→ EXERCISE INSTRUCTIONS
Each entry below is to be extracted exactly.

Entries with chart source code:
..............................

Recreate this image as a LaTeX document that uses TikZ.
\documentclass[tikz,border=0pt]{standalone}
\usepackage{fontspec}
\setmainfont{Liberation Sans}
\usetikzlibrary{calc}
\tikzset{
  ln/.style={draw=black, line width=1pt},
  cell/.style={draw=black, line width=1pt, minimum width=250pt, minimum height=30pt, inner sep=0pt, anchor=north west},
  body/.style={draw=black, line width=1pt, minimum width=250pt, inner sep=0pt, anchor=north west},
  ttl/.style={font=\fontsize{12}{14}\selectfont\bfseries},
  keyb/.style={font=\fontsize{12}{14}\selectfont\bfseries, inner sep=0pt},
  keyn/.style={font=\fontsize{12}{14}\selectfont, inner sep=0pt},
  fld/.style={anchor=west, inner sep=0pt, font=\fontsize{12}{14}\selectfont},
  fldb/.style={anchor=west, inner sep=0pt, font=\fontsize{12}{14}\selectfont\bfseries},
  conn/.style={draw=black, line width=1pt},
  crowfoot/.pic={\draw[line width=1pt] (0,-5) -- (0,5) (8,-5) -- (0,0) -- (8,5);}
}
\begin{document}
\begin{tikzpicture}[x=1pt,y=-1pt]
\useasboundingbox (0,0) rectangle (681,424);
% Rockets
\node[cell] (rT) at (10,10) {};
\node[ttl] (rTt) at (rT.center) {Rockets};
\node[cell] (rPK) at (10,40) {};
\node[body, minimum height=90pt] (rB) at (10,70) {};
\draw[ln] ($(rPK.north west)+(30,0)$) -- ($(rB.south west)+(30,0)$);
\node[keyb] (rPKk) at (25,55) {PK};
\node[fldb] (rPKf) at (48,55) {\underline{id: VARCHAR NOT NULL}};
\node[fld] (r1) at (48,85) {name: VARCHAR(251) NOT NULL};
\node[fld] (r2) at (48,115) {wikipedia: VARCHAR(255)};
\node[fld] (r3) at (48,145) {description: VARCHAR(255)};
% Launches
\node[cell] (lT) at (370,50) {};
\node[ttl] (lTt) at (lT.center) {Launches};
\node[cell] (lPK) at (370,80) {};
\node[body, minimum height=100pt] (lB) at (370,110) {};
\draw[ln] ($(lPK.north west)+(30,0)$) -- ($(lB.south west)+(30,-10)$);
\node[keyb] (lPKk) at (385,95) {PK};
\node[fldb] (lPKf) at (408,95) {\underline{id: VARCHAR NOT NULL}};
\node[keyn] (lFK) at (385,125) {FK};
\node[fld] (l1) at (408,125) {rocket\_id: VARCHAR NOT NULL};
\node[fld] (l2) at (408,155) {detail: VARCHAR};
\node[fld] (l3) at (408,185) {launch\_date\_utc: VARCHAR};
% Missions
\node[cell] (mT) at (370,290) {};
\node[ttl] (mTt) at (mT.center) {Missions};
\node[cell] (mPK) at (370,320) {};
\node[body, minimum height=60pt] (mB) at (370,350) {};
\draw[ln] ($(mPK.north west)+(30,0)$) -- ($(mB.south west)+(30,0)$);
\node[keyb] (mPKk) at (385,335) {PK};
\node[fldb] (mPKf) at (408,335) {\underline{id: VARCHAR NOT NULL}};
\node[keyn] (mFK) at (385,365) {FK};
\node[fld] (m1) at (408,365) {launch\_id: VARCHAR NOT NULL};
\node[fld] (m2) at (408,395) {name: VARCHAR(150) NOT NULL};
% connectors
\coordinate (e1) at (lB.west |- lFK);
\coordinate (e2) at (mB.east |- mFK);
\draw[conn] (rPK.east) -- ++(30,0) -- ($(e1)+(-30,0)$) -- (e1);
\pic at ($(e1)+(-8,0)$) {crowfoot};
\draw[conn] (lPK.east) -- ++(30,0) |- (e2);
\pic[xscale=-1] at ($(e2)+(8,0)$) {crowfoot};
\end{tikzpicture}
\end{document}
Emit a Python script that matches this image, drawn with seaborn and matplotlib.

..............................

→ OUTPUT FOR THIS TASK
Recreate this image as a LaTeX document that uses TikZ.
\documentclass[tikz,border=0pt]{standalone}
\usepackage{fontspec}
\setmainfont{Liberation Sans}
\usetikzlibrary{calc}
\tikzset{
  ln/.style={draw=black, line width=1pt},
  cell/.style={draw=black, line width=1pt, minimum width=250pt, minimum height=30pt, inner sep=0pt, anchor=north west},
  body/.style={draw=black, line width=1pt, minimum width=250pt, inner sep=0pt, anchor=north west},
  ttl/.style={font=\fontsize{12}{14}\selectfont\bfseries},
  keyb/.style={font=\fontsize{12}{14}\selectfont\bfseries, inner sep=0pt},
  keyn/.style={font=\fontsize{12}{14}\selectfont, inner sep=0pt},
  fld/.style={anchor=west, inner sep=0pt, font=\fontsize{12}{14}\selectfont},
  fldb/.style={anchor=west, inner sep=0pt, font=\fontsize{12}{14}\selectfont\bfseries},
  conn/.style={draw=black, line width=1pt},
  crowfoot/.pic={\draw[line width=1pt] (0,-5) -- (0,5) (8,-5) -- (0,0) -- (8,5);}
}
\begin{document}
\begin{tikzpicture}[x=1pt,y=-1pt]
\useasboundingbox (0,0) rectangle (681,424);
% Rockets
\node[cell] (rT) at (10,10) {};
\node[ttl] (rTt) at (rT.center) {Rockets};
\node[cell] (rPK) at (10,40) {};
\node[body, minimum height=90pt] (rB) at (10,70) {};
\draw[ln] ($(rPK.north west)+(30,0)$) -- ($(rB.south west)+(30,0)$);
\node[keyb] (rPKk) at (25,55) {PK};
\node[fldb] (rPKf) at (48,55) {\underline{id: VARCHAR NOT NULL}};
\node[fld] (r1) at (48,85) {name: VARCHAR(251) NOT NULL};
\node[fld] (r2) at (48,115) {wikipedia: VARCHAR(255)};
\node[fld] (r3) at (48,145) {description: VARCHAR(255)};
% Launches
\node[cell] (lT) at (370,50) {};
\node[ttl] (lTt) at (lT.center) {Launches};
\node[cell] (lPK) at (370,80) {};
\node[body, minimum height=100pt] (lB) at (370,110) {};
\draw[ln] ($(lPK.north west)+(30,0)$) -- ($(lB.south west)+(30,-10)$);
\node[keyb] (lPKk) at (385,95) {PK};
\node[fldb] (lPKf) at (408,95) {\underline{id: VARCHAR NOT NULL}};
\node[keyn] (lFK) at (385,125) {FK};
\node[fld] (l1) at (408,125) {rocket\_id: VARCHAR NOT NULL};
\node[fld] (l2) at (408,155) {detail: VARCHAR};
\node[fld] (l3) at (408,185) {launch\_date\_utc: VARCHAR};
% Missions
\node[cell] (mT) at (370,290) {};
\node[ttl] (mTt) at (mT.center) {Missions};
\node[cell] (mPK) at (370,320) {};
\node[body, minimum height=60pt] (mB) at (370,350) {};
\draw[ln] ($(mPK.north west)+(30,0)$) -- ($(mB.south west)+(30,0)$);
\node[keyb] (mPKk) at (385,335) {PK};
\node[fldb] (mPKf) at (408,335) {\underline{id: VARCHAR NOT NULL}};
\node[keyn] (mFK) at (385,365) {FK};
\node[fld] (m1) at (408,365) {launch\_id: VARCHAR NOT NULL};
\node[fld] (m2) at (408,395) {name: VARCHAR(150) NOT NULL};
% connectors
\coordinate (e1) at (lB.west |- lFK);
\coordinate (e2) at (mB.east |- mFK);
\draw[conn] (rPK.east) -- ++(30,0) -- ($(e1)+(-30,0)$) -- (e1);
\pic at ($(e1)+(-8,0)$) {crowfoot};
\draw[conn] (lPK.east) -- ++(30,0) |- (e2);
\pic[xscale=-1] at ($(e2)+(8,0)$) {crowfoot};
\end{tikzpicture}
\end{document}
Emit a Python script that matches this image, drawn with seaborn and matplotlib.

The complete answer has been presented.